First, what do you really wqant 'self sustaining' to be??

There is an old addage that a 'good electrician' does not mean necessarilly a 'good businessman'.

Most, if not all small businesses require an investment of time and funding. Cash flow is very important, key personal are important, as is a solid customer base.

Doing 'contracting' and maintaining a full time gig with bennies is a tough nut. BTW, are your children interested in the business & trade?
This economy is too brutal for anyone to scale up much.

The route to EC success that I've seen work time and again is via real estate income: the contractor made some RE bets that paid off.

These then generated enough rent to cover his nut during his early years -- and also provided him with enough of a credit line to get good trade terms.

That gambit is dead, and will stay that way for the next twenty years.

Rocketing insurance costs make hiring employees a real bet-your-company proposition.

Obamacare figures to lift above-the-line wage costs at least $ 5.00 per hour for every trooper.

So hiring apprentices should come to a complete halt until all of the j-men are back on the job.

Here in California the politicians instituted licensing electricians. As a part of the overall scheme ALL apprentices were required to receive the same benefits package as the IBEW locals. So, for California C-10s the economics of Obamacare are already in effect.

The prompt result is a collapse in the apprentice count -- and the flight of most electricians out of the state.

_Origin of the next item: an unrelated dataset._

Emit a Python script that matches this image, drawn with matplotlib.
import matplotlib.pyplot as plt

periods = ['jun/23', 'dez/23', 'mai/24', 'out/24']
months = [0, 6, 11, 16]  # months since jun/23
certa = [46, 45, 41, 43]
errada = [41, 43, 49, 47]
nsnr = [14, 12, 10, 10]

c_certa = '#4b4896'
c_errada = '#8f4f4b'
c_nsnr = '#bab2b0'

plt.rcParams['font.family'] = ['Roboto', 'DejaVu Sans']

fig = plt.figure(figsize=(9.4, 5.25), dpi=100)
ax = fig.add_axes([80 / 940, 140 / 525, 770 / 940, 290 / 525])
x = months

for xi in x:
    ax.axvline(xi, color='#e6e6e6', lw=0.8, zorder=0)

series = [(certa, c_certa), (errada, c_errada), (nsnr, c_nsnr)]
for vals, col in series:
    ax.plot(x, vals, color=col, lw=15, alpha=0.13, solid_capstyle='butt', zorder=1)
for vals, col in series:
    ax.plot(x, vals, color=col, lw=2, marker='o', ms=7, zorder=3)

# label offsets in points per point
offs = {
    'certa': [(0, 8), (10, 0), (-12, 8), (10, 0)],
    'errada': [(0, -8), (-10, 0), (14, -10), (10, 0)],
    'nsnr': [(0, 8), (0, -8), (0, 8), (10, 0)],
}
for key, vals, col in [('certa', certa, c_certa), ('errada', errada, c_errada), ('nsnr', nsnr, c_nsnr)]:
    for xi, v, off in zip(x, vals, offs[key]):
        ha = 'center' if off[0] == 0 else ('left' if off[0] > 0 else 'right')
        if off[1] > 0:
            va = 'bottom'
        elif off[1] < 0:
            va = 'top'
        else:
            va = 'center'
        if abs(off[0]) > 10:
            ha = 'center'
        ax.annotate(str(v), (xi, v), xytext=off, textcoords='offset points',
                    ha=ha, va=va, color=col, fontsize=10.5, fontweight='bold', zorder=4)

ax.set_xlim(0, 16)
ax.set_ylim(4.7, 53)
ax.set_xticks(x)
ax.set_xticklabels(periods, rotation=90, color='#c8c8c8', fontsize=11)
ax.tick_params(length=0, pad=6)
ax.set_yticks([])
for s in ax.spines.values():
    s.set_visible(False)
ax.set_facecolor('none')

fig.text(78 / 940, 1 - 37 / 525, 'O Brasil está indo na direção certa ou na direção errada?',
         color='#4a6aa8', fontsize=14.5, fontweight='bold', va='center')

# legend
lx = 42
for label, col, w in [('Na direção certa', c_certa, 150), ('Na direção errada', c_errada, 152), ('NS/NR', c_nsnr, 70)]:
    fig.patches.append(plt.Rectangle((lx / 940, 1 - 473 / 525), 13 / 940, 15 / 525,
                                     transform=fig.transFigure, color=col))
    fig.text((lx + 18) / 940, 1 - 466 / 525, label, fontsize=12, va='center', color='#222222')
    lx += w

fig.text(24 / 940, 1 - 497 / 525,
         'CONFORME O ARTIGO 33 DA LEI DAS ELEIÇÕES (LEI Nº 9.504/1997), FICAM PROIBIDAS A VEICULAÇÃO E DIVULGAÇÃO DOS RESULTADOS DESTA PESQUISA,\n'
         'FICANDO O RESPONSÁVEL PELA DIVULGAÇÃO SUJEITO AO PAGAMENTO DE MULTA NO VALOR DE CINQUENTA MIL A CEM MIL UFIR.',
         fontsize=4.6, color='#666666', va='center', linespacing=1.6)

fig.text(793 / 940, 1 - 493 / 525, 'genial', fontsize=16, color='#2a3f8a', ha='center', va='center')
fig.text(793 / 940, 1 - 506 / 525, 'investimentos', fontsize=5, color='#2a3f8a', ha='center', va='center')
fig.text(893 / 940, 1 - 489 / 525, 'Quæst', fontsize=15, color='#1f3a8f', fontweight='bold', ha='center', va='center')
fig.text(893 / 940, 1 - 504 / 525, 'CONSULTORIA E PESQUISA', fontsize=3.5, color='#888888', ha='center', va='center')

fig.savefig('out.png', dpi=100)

So if you hire talent stay away from apprentices -- they're too expensive.

You might consider hiring old semi-retired electricians. Guys in their sixties would have the skills if not the speed and strength. Assembling a crew of such part-timers might be a perfect fit for you.

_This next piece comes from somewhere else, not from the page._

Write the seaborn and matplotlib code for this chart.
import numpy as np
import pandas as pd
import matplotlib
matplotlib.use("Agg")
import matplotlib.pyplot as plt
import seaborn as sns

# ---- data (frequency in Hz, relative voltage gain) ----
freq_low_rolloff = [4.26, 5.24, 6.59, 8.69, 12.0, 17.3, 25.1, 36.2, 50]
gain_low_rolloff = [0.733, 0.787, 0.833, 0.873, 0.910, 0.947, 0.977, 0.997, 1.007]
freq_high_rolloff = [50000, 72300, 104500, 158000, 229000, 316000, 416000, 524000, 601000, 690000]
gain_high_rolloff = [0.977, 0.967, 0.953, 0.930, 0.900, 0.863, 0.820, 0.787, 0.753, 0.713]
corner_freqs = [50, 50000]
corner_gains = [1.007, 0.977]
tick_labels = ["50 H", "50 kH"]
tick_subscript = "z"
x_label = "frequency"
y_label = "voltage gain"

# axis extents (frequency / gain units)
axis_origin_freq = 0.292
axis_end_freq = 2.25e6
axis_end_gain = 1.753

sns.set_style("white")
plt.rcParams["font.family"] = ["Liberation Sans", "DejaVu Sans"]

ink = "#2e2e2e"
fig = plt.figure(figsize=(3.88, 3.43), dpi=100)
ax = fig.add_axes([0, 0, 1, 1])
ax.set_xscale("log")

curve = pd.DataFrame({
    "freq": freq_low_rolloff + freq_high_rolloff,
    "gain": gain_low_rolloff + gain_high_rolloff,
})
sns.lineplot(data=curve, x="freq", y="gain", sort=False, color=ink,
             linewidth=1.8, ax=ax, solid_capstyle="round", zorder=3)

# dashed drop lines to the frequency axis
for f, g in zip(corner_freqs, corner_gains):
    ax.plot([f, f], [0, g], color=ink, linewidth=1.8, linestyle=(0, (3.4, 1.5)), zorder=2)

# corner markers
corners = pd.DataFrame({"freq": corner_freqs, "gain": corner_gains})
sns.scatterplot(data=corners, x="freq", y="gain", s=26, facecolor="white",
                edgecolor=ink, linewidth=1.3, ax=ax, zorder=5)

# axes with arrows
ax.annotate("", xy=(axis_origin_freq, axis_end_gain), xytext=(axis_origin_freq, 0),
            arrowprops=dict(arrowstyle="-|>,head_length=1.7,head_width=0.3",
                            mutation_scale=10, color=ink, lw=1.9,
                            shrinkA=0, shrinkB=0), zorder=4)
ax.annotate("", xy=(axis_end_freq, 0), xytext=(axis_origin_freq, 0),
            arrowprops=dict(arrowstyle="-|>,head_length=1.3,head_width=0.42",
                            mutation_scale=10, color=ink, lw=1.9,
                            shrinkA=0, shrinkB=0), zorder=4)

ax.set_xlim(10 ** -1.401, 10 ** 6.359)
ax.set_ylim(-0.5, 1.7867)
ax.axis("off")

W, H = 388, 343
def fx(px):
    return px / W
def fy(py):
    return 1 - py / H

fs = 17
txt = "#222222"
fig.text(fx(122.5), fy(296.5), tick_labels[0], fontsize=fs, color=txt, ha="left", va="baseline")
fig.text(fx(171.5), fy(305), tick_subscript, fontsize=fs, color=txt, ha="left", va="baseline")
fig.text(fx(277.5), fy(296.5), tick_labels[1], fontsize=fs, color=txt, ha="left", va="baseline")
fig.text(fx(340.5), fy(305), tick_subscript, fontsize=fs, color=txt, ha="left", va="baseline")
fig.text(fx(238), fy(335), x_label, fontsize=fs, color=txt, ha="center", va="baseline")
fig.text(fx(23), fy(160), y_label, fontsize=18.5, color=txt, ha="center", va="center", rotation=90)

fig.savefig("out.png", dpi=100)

If you run across grunt work -- like ditch digging -- farm it out.

Stay entirely up market in the high skills niche.
Thanks for the feed back, my kids do aspire to help with the family business someday but thats still a ways off, my step son however is already on the job he goes out with me everyday and from time to time I use him on a steady maint. contract I have with a company thet dose thermo scanning where he pulls dead fronts so the scan tech can take the pics and I also do a lil double dipping with that company because I get all the repair jobs when problems are found.
And Telsa im already using part time help on some jobs (mostly out of work are slow work Jmen) and thats been my businneses salvation but ive made it onto a couple of larger contractors bid lists and if and when I start getting awarded jobs is when I plan on stepping up my work force and offering permanent spots to some of the above average Jman who halp out on a part time basis now, I do have a business plan which changing demand over the last few years has caused me to modify continually.
Dose it sound to you guys like im on the right track to acheaving my goal of hands free contracting ? let me add that im also using an old IBEW retiree to go out and bid jobs for me with a 3% claim to all jobs sold and the option to project manage the said project at a predetermined salary, I was teaching a electrical class part time for a well known career college here in southern CA and utalize some of the graduates but its just so many jobs I can use apprintinces on and I have access to journeyman that need work but its hard to sell good guys on working for your company when you dont have enougth work to keep them buzy all the time (40 Hrs a week), I never have had a hard time finding a good paying job when I was a journeyman so I dont see why theay would, so I guess what im asking is how do I make that transtion from answering service calls, and doing everything myself, to managing and focusing only on navigating the business, and keeping work in the pipe lines?